Cook's Illustrated

Strawberry Pie

Published May 1, 1998.

To preserve the pristine taste of fresh strawberries, thicken with a combination of cornstarch and pectin that's designed for low-sugar recipes.

The Problem

Commercially made pies feature phony flavor and color and less-than-fresh berries, but they also have a smooth texture that's hard to replicate in homemade pies, which have the advantage of fresh, top-notch berries but often the disadvantage of a stiff and cloudy glaze that eventually turns watery. Could one pie combine the best of both?

The Goal

We wanted a pie with fresh, juicy berries held together by a soft, sweet glaze.

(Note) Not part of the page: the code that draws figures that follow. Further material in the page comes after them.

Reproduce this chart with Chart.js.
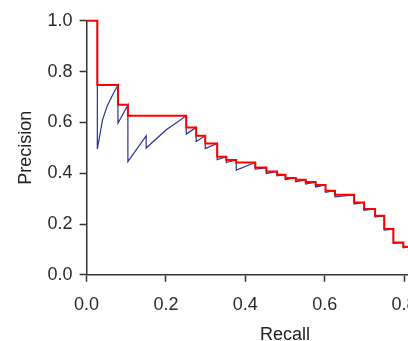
<!DOCTYPE html>
<html>
<head>
<meta charset="utf-8">
<script src="https://cdn.jsdelivr.net/npm/chart.js@4.4.1/dist/chart.umd.min.js"></script>
<style>
  html, body { margin: 0; padding: 0; background: #fff; overflow: hidden; }
  #wrap { width: 408px; height: 341px; overflow: hidden; }
  #prChart { position: relative; top: 3px; }
</style>
</head>
<body>
<div id="wrap"><canvas id="prChart" width="508" height="343"></canvas></div>
<script>
// Interpolated precision (red): level i holds from stepRecall[i] to stepRecall[i+1]
const stepRecall = [0, 0.027, 0.079, 0.104, 0.251, 0.276, 0.299, 0.329, 0.352, 0.377, 0.425, 0.453,
  0.480, 0.501, 0.527, 0.552, 0.577, 0.602, 0.626, 0.674, 0.699, 0.727, 0.750, 0.773, 0.798, 0.81];
const stepPrecision = [1.0, 0.747, 0.669, 0.626, 0.580, 0.547, 0.517, 0.465, 0.452, 0.442, 0.422, 0.407,
  0.394, 0.381, 0.374, 0.365, 0.354, 0.331, 0.315, 0.285, 0.259, 0.232, 0.180, 0.127, 0.110];

// Raw precision (blue sawtooth)
const rawRecall = [0.027, 0.027, 0.040, 0.052, 0.066, 0.079, 0.079, 0.104, 0.104, 0.150, 0.150, 0.200, 0.251,
  0.251, 0.276, 0.276, 0.299, 0.299, 0.329, 0.329, 0.352, 0.352, 0.377, 0.377, 0.425, 0.425, 0.453,
  0.453, 0.480, 0.480, 0.501, 0.501, 0.527, 0.527, 0.552, 0.552, 0.577, 0.577, 0.602, 0.602, 0.626,
  0.626, 0.674, 0.674, 0.699, 0.699, 0.727, 0.727, 0.750, 0.750, 0.773, 0.773, 0.798, 0.798, 0.81];
const rawPrecision = [1.0, 0.495, 0.610, 0.665, 0.710, 0.747, 0.597, 0.669, 0.446, 0.547, 0.499, 0.570, 0.626,
  0.554, 0.580, 0.525, 0.547, 0.497, 0.517, 0.453, 0.465, 0.442, 0.452, 0.412, 0.442, 0.416, 0.422,
  0.399, 0.407, 0.390, 0.394, 0.375, 0.381, 0.366, 0.374, 0.357, 0.365, 0.346, 0.354, 0.325, 0.331,
  0.307, 0.315, 0.279, 0.285, 0.254, 0.259, 0.228, 0.232, 0.176, 0.180, 0.124, 0.127, 0.106, 0.110];

const axisTicks = [0, 0.2, 0.4, 0.6, 0.8, 1.0];

// build step outline from the levels
const stepPoints = [];
for (let i = 0; i < stepPrecision.length; i++) {
  stepPoints.push({ x: stepRecall[i], y: stepPrecision[i] });
  stepPoints.push({ x: stepRecall[i + 1], y: stepPrecision[i] });
}
const rawPoints = rawRecall.map((r, i) => ({ x: r, y: rawPrecision[i] }));

const axisColor = '#333333';
const font = { family: '"Liberation Sans", Arial, sans-serif', size: 18 };

function axisOptions(title, tickPadding, titlePadding) {
  return {
    type: 'linear',
    min: 0,
    max: 1,
    afterBuildTicks: (scale) => { scale.ticks = axisTicks.map(v => ({ value: v })); },
    ticks: {
      color: '#2a2a2a',
      font: font,
      padding: tickPadding,
      callback: (v) => Number(v).toFixed(1)
    },
    grid: {
      drawOnChartArea: false,
      drawTicks: true,
      tickLength: 7,
      tickWidth: 1.5,
      tickColor: axisColor
    },
    border: { display: true, color: axisColor, width: 1.5 },
    title: { display: true, text: title, color: '#222', font: font, padding: titlePadding }
  };
}

new Chart(document.getElementById('prChart').getContext('2d'), {
  type: 'line',
  data: {
    datasets: [
      {
        label: 'Interpolated',
        data: stepPoints,
        borderColor: '#ff0000',
        borderWidth: 2,
        pointRadius: 0,
        tension: 0,
        fill: false,
        clip: false
      },
      {
        label: 'Raw',
        data: rawPoints,
        borderColor: '#2e3192',
        borderWidth: 1.2,
        pointRadius: 0,
        tension: 0,
        fill: false,
        clip: false
      }
    ]
  },
  options: {
    responsive: false,
    animation: false,
    devicePixelRatio: 1,
    layout: { padding: { left: 11, right: 0, top: 0, bottom: -7 } },
    plugins: { legend: { display: false }, tooltip: { enabled: false } },
    scales: {
      x: axisOptions('Recall', 12, { top: -3, bottom: 7 }),
      y: axisOptions('Precision', 7, { top: 4, bottom: 4 })
    }
  }
});
</script>
</body>
</html>
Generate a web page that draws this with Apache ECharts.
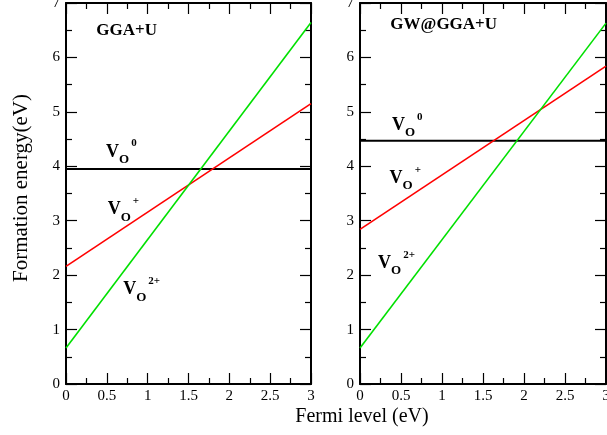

We also wanted a pie that would be easy to prepare, makes use of ingredients available at the local market, and emphasizes the rich flavor and color of fresh strawberries.

The Solution

In one of our early experiments, we had tried combining cornstarch with a brand of pectin called Sure Jell for Lower Sugar Recipes; it's designed to thicken with much less sugar than what is required by "normal," or unadulterated, pectin. We had rejected this pie because its gel had been overly firm. But we also remembered that it had been less watery than the others when we took it out of the refrigerator. After some additional tests, in which we reduced the amount of this designer pectin, we had a glaze that allowed the beautiful red color of the strawberries to shine through and that could withstand chilling in the refrigerator without becoming watery. We had our perfect strawberry pie--commercially modified starches notwithstanding.